Dec. 19, 2008 -- Question: What is pneumonia, what are the symptoms, and how is it treated?
Answer: Pneumonias usually come in different flavors. While the end result is basically tissue damage at the level of the lung tissues, the causative agents or microbes that lead to pneumonia are pretty diverse. In the medical literature we recognize many types of pneumonias. But the two most common types of pneumonias are really the viral causes -- and examples would be influenza pneumonia, which is prevalent during the winter season, but also if we talk about children and the younger population, there's respiratory syncytial viral pneumonia, which is RSV pneumonia, that can also be present in the young adult but also in the very elderly population.
But there is also the bacterial pneumonias. And the bacterial pneumonias, again, can be caused by microbes. A multitude of bacteria can affect the respiratory tract causing pneumonias. And in general -- and this is not a blank statement because exceptions do exist -- bacterial pneumonias are somewhat more serious than viral pneumonias.

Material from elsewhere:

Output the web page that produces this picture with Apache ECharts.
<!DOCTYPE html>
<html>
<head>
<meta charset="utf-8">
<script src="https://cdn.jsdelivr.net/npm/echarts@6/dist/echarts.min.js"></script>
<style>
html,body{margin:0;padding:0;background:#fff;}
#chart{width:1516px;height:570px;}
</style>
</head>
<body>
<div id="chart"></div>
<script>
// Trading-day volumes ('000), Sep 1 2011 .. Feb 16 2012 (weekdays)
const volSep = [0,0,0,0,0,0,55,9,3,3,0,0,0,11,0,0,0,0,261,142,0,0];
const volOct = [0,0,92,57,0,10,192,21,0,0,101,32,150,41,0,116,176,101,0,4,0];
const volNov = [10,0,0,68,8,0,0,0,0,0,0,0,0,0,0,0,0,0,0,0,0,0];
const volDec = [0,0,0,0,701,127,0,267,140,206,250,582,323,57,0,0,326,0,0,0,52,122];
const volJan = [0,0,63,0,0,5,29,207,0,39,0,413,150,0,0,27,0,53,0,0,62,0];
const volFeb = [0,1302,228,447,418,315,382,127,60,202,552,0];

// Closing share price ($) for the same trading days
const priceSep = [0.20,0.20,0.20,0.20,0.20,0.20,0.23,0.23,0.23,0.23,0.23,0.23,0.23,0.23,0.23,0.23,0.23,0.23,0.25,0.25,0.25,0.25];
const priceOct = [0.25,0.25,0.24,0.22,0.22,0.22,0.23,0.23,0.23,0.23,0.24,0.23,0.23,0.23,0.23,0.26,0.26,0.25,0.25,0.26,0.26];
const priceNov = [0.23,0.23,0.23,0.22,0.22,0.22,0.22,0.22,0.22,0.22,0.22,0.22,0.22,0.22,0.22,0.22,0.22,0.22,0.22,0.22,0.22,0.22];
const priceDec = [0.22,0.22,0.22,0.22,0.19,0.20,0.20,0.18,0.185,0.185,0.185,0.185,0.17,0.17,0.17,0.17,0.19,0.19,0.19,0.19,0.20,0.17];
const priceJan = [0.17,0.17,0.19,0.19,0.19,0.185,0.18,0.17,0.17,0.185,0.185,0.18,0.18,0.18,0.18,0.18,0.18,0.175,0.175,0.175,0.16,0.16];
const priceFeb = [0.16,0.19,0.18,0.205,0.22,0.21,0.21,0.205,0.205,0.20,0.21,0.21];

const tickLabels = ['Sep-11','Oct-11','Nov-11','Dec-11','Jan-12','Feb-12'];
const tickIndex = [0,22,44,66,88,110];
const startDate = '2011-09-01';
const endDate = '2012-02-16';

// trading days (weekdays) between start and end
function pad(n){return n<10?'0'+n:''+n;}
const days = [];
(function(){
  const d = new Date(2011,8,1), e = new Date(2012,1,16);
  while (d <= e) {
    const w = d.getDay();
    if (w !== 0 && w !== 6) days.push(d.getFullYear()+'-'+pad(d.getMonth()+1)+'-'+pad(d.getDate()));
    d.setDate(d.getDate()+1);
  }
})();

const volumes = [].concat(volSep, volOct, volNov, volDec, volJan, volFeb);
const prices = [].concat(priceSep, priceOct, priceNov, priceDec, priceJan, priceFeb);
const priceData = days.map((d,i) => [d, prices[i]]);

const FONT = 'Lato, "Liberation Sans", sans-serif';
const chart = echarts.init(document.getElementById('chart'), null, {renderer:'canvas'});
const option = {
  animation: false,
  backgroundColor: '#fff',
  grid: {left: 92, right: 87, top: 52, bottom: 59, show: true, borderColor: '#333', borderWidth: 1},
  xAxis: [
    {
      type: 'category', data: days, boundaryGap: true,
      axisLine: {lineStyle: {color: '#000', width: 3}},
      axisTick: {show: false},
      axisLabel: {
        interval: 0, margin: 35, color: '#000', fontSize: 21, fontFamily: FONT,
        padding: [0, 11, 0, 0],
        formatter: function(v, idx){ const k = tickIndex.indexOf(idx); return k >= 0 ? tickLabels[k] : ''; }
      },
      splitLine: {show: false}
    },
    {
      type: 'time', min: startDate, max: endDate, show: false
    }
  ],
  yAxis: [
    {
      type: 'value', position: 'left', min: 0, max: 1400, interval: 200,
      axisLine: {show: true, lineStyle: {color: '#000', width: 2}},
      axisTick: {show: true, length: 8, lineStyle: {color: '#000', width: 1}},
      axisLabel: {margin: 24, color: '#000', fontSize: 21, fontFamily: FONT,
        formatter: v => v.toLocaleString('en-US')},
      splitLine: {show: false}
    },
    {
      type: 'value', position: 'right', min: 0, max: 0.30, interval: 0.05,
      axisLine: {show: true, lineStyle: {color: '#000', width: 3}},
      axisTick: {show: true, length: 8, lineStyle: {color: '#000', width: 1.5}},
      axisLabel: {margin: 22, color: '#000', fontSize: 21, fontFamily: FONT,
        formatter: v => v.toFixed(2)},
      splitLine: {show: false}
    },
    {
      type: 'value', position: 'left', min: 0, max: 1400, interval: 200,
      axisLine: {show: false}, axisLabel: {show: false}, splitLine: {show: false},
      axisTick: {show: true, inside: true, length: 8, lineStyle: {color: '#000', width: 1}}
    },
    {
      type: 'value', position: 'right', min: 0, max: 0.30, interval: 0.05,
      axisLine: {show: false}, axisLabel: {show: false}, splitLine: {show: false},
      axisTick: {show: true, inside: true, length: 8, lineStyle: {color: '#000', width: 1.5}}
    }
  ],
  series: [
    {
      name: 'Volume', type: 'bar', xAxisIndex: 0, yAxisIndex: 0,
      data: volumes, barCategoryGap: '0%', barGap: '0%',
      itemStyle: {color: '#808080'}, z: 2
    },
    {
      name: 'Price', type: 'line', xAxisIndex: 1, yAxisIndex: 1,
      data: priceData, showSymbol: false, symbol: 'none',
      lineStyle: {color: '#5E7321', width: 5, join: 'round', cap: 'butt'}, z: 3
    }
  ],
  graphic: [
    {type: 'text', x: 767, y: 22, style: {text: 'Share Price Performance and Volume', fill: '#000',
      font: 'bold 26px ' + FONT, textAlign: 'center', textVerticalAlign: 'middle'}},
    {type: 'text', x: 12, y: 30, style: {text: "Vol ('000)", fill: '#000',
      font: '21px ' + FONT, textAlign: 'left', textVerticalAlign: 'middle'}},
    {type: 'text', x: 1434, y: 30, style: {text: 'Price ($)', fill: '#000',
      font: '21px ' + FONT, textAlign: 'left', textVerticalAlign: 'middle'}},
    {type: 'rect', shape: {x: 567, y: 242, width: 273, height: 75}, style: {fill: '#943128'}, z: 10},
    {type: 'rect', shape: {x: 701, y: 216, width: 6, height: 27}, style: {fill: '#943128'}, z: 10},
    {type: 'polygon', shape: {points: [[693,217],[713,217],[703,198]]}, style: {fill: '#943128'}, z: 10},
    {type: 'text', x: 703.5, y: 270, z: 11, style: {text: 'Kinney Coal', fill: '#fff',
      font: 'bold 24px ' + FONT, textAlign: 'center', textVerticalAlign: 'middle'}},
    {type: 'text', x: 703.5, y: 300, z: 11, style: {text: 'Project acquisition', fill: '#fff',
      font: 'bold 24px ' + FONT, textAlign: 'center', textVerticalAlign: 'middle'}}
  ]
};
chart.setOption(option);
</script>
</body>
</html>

There are other types of pneumonias. One type is called atypical pneumonia, and better known as walking pneumonia. These are two or three different bacteria, atypical bacteria, which cause this. They're treated a bit differently, also with antibiotics, the same as with bacterial pneumonias, but with different antibiotics.
And we also deal sometimes, unfortunately in hospitalized patients who have very poor immunity, fungal pneumonias can be an etiology, and, unfortunately, in these specific situations, both the prognosis is bad and the sort of long-term outlook is also dire.